# [Short exercise]
Type out the complete listing below word for word, without its pictures.
****************
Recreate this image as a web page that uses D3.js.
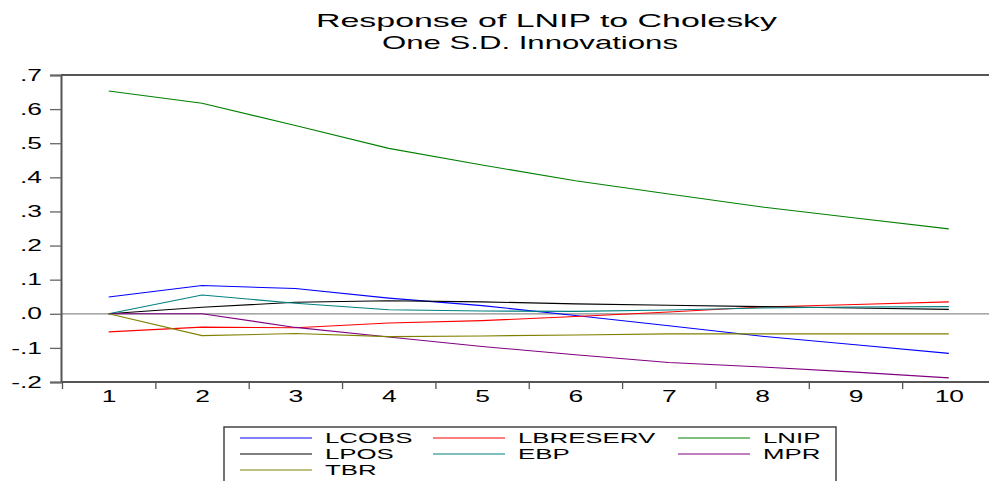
<!DOCTYPE html>
<html>
<head>
<meta charset="utf-8">
<script src="https://cdn.jsdelivr.net/npm/d3@7"></script>
<style>
  html, body { margin: 0; padding: 0; background: #fff; }
  svg { display: block; font-family: "Liberation Sans", Arial, sans-serif; }
</style>
</head>
<body>
<svg id="chart" width="989" height="481"></svg>
<script>
// Impulse responses of LNIP, periods 1..10
const periods = [1, 2, 3, 4, 5, 6, 7, 8, 9, 10];
const seriesNames = ["LCOBS", "LBRESERV", "LNIP", "LPOS", "EBP", "MPR", "TBR"];
const seriesColors = ["#0000ff", "#ff0000", "#008000", "#000000", "#008080", "#800080", "#808000"];
const lcobs    = [0.049, 0.083, 0.074, 0.046, 0.024, -0.005, -0.035, -0.066, -0.091, -0.116];
const lbreserv = [-0.053, -0.039, -0.041, -0.027, -0.020, -0.008, 0.005, 0.020, 0.027, 0.035];
const lnip     = [0.653, 0.617, 0.552, 0.485, 0.436, 0.390, 0.351, 0.313, 0.281, 0.249];
const lpos     = [0.000, 0.019, 0.034, 0.038, 0.035, 0.029, 0.025, 0.021, 0.017, 0.013];
const ebp      = [0.000, 0.055, 0.031, 0.012, 0.008, 0.007, 0.011, 0.017, 0.020, 0.021];
const mpr      = [0.000, 0.000, -0.040, -0.068, -0.096, -0.120, -0.143, -0.156, -0.171, -0.188];
const tbr      = [0.000, -0.064, -0.058, -0.067, -0.065, -0.062, -0.059, -0.059, -0.059, -0.059];
const yTicks = [-0.2, -0.1, 0.0, 0.1, 0.2, 0.3, 0.4, 0.5, 0.6, 0.7];
const yTickLabels = ["-.2", "-.1", ".0", ".1", ".2", ".3", ".4", ".5", ".6", ".7"];
const titleLines = ["Response of LNIP to Cholesky", "One S.D. Innovations"];

const seriesValues = [lcobs, lbreserv, lnip, lpos, ebp, mpr, tbr];
const SX = 1.65; // horizontal stretch of all lettering

const svg = d3.select("#chart");
const plotLeft = 61, plotTop = 75, plotBottom = 382;

const x = d3.scaleLinear().domain([0.5, 10.5]).range([62, 995.5]);
const y = d3.scaleLinear().domain([-0.2, 0.7]).range([plotBottom, plotTop]);

function stretch(sel, k = SX) {
  sel.each(function () {
    const t = d3.select(this);
    const tx = +t.attr("x") || 0;
    t.attr("x", tx / k).attr("transform", `scale(${k},1)`);
  });
}

// Title
svg.append("text").attr("x", 316).attr("y", 27)
  .attr("font-size", 19).attr("fill", "#000")
  .attr("textLength", 461).attr("lengthAdjust", "spacingAndGlyphs")
  .text(titleLines[0]);
svg.append("text").attr("x", 382).attr("y", 49)
  .attr("font-size", 19).attr("fill", "#000")
  .attr("textLength", 296).attr("lengthAdjust", "spacingAndGlyphs")
  .text(titleLines[1]);

// Zero line
svg.append("line")
  .attr("x1", plotLeft).attr("x2", 989)
  .attr("y1", y(0)).attr("y2", y(0))
  .attr("stroke", "#8c8c8c").attr("stroke-width", 1.3);

// Series lines
const line = d3.line().x((d, i) => x(periods[i])).y(d => y(d));
seriesValues.forEach((vals, k) => {
  svg.append("path").datum(vals)
    .attr("d", line)
    .attr("fill", "none")
    .attr("stroke", seriesColors[k])
    .attr("stroke-width", 1.1);
});

// Frame: top edge
svg.append("line")
  .attr("x1", plotLeft).attr("x2", 989).attr("y1", plotTop).attr("y2", plotTop)
  .attr("stroke", "#555").attr("stroke-width", 2);

// Y axis
const yAxis = svg.append("g").attr("transform", `translate(${plotLeft},0)`)
  .call(d3.axisLeft(y).tickValues(yTicks)
    .tickFormat((d, i) => yTickLabels[i]).tickSize(11).tickPadding(8));
yAxis.select(".domain").attr("stroke", "#555").attr("stroke-width", 2);
yAxis.selectAll(".tick line").attr("stroke", "#666").attr("stroke-width", 1.3);
yAxis.selectAll(".tick text").attr("font-size", 16).attr("fill", "#000")
  .attr("font-family", "Liberation Sans, Arial, sans-serif").call(stretch);

// X axis: tick marks between periods
const edges = d3.range(0.5, 11, 1);
const xTicksAxis = svg.append("g").attr("transform", `translate(0,${plotBottom})`)
  .call(d3.axisBottom(x).tickValues(edges).tickFormat("").tickSize(7));
xTicksAxis.select(".domain").remove();
xTicksAxis.selectAll(".tick line").attr("stroke", "#555").attr("stroke-width", 1.3);
svg.append("line")
  .attr("x1", plotLeft).attr("x2", 989).attr("y1", plotBottom).attr("y2", plotBottom)
  .attr("stroke", "#555").attr("stroke-width", 2);

// X axis labels at period centers
const xLabels = svg.append("g").attr("transform", `translate(0,${plotBottom})`)
  .call(d3.axisBottom(x).tickValues(periods).tickFormat(d3.format("d")).tickSize(0).tickPadding(9));
xLabels.select(".domain").remove();
xLabels.selectAll(".tick text").attr("font-size", 16).attr("fill", "#000")
  .attr("font-family", "Liberation Sans, Arial, sans-serif").call(stretch);

// Legend
const legend = svg.append("g");
legend.append("path")
  .attr("d", "M224,490 V427 H836 V490")
  .attr("fill", "none").attr("stroke", "#444").attr("stroke-width", 1.5);
const colLine = [240, 433, 678];
const colText = [325, 518, 763];
const rowY = [438, 454, 470];
seriesNames.forEach((name, i) => {
  const c = i % 3, r = Math.floor(i / 3);
  legend.append("line")
    .attr("x1", colLine[c]).attr("x2", colLine[c] + 72)
    .attr("y1", rowY[r]).attr("y2", rowY[r])
    .attr("stroke", seriesColors[i]).attr("stroke-width", 1.1);
  legend.append("text")
    .attr("x", colText[c]).attr("y", rowY[r] + 5.5)
    .attr("font-size", 15).attr("fill", "#000")
    .call(stretch, 1.72)
    .text(name);
});
</script>
</body>
</html>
****************
# [Finished answer]
Recreate this image as a web page that uses D3.js.
<!DOCTYPE html>
<html>
<head>
<meta charset="utf-8">
<script src="https://cdn.jsdelivr.net/npm/d3@7"></script>
<style>
  html, body { margin: 0; padding: 0; background: #fff; }
  svg { display: block; font-family: "Liberation Sans", Arial, sans-serif; }
</style>
</head>
<body>
<svg id="chart" width="989" height="481"></svg>
<script>
// Impulse responses of LNIP, periods 1..10
const periods = [1, 2, 3, 4, 5, 6, 7, 8, 9, 10];
const seriesNames = ["LCOBS", "LBRESERV", "LNIP", "LPOS", "EBP", "MPR", "TBR"];
const seriesColors = ["#0000ff", "#ff0000", "#008000", "#000000", "#008080", "#800080", "#808000"];
const lcobs    = [0.049, 0.083, 0.074, 0.046, 0.024, -0.005, -0.035, -0.066, -0.091, -0.116];
const lbreserv = [-0.053, -0.039, -0.041, -0.027, -0.020, -0.008, 0.005, 0.020, 0.027, 0.035];
const lnip     = [0.653, 0.617, 0.552, 0.485, 0.436, 0.390, 0.351, 0.313, 0.281, 0.249];
const lpos     = [0.000, 0.019, 0.034, 0.038, 0.035, 0.029, 0.025, 0.021, 0.017, 0.013];
const ebp      = [0.000, 0.055, 0.031, 0.012, 0.008, 0.007, 0.011, 0.017, 0.020, 0.021];
const mpr      = [0.000, 0.000, -0.040, -0.068, -0.096, -0.120, -0.143, -0.156, -0.171, -0.188];
const tbr      = [0.000, -0.064, -0.058, -0.067, -0.065, -0.062, -0.059, -0.059, -0.059, -0.059];
const yTicks = [-0.2, -0.1, 0.0, 0.1, 0.2, 0.3, 0.4, 0.5, 0.6, 0.7];
const yTickLabels = ["-.2", "-.1", ".0", ".1", ".2", ".3", ".4", ".5", ".6", ".7"];
const titleLines = ["Response of LNIP to Cholesky", "One S.D. Innovations"];

const seriesValues = [lcobs, lbreserv, lnip, lpos, ebp, mpr, tbr];
const SX = 1.65; // horizontal stretch of all lettering

const svg = d3.select("#chart");
const plotLeft = 61, plotTop = 75, plotBottom = 382;

const x = d3.scaleLinear().domain([0.5, 10.5]).range([62, 995.5]);
const y = d3.scaleLinear().domain([-0.2, 0.7]).range([plotBottom, plotTop]);

function stretch(sel, k = SX) {
  sel.each(function () {
    const t = d3.select(this);
    const tx = +t.attr("x") || 0;
    t.attr("x", tx / k).attr("transform", `scale(${k},1)`);
  });
}

// Title
svg.append("text").attr("x", 316).attr("y", 27)
  .attr("font-size", 19).attr("fill", "#000")
  .attr("textLength", 461).attr("lengthAdjust", "spacingAndGlyphs")
  .text(titleLines[0]);
svg.append("text").attr("x", 382).attr("y", 49)
  .attr("font-size", 19).attr("fill", "#000")
  .attr("textLength", 296).attr("lengthAdjust", "spacingAndGlyphs")
  .text(titleLines[1]);

// Zero line
svg.append("line")
  .attr("x1", plotLeft).attr("x2", 989)
  .attr("y1", y(0)).attr("y2", y(0))
  .attr("stroke", "#8c8c8c").attr("stroke-width", 1.3);

// Series lines
const line = d3.line().x((d, i) => x(periods[i])).y(d => y(d));
seriesValues.forEach((vals, k) => {
  svg.append("path").datum(vals)
    .attr("d", line)
    .attr("fill", "none")
    .attr("stroke", seriesColors[k])
    .attr("stroke-width", 1.1);
});

// Frame: top edge
svg.append("line")
  .attr("x1", plotLeft).attr("x2", 989).attr("y1", plotTop).attr("y2", plotTop)
  .attr("stroke", "#555").attr("stroke-width", 2);

// Y axis
const yAxis = svg.append("g").attr("transform", `translate(${plotLeft},0)`)
  .call(d3.axisLeft(y).tickValues(yTicks)
    .tickFormat((d, i) => yTickLabels[i]).tickSize(11).tickPadding(8));
yAxis.select(".domain").attr("stroke", "#555").attr("stroke-width", 2);
yAxis.selectAll(".tick line").attr("stroke", "#666").attr("stroke-width", 1.3);
yAxis.selectAll(".tick text").attr("font-size", 16).attr("fill", "#000")
  .attr("font-family", "Liberation Sans, Arial, sans-serif").call(stretch);

// X axis: tick marks between periods
const edges = d3.range(0.5, 11, 1);
const xTicksAxis = svg.append("g").attr("transform", `translate(0,${plotBottom})`)
  .call(d3.axisBottom(x).tickValues(edges).tickFormat("").tickSize(7));
xTicksAxis.select(".domain").remove();
xTicksAxis.selectAll(".tick line").attr("stroke", "#555").attr("stroke-width", 1.3);
svg.append("line")
  .attr("x1", plotLeft).attr("x2", 989).attr("y1", plotBottom).attr("y2", plotBottom)
  .attr("stroke", "#555").attr("stroke-width", 2);

// X axis labels at period centers
const xLabels = svg.append("g").attr("transform", `translate(0,${plotBottom})`)
  .call(d3.axisBottom(x).tickValues(periods).tickFormat(d3.format("d")).tickSize(0).tickPadding(9));
xLabels.select(".domain").remove();
xLabels.selectAll(".tick text").attr("font-size", 16).attr("fill", "#000")
  .attr("font-family", "Liberation Sans, Arial, sans-serif").call(stretch);

// Legend
const legend = svg.append("g");
legend.append("path")
  .attr("d", "M224,490 V427 H836 V490")
  .attr("fill", "none").attr("stroke", "#444").attr("stroke-width", 1.5);
const colLine = [240, 433, 678];
const colText = [325, 518, 763];
const rowY = [438, 454, 470];
seriesNames.forEach((name, i) => {
  const c = i % 3, r = Math.floor(i / 3);
  legend.append("line")
    .attr("x1", colLine[c]).attr("x2", colLine[c] + 72)
    .attr("y1", rowY[r]).attr("y2", rowY[r])
    .attr("stroke", seriesColors[i]).attr("stroke-width", 1.1);
  legend.append("text")
    .attr("x", colText[c]).attr("y", rowY[r] + 5.5)
    .attr("font-size", 15).attr("fill", "#000")
    .call(stretch, 1.72)
    .text(name);
});
</script>
</body>
</html>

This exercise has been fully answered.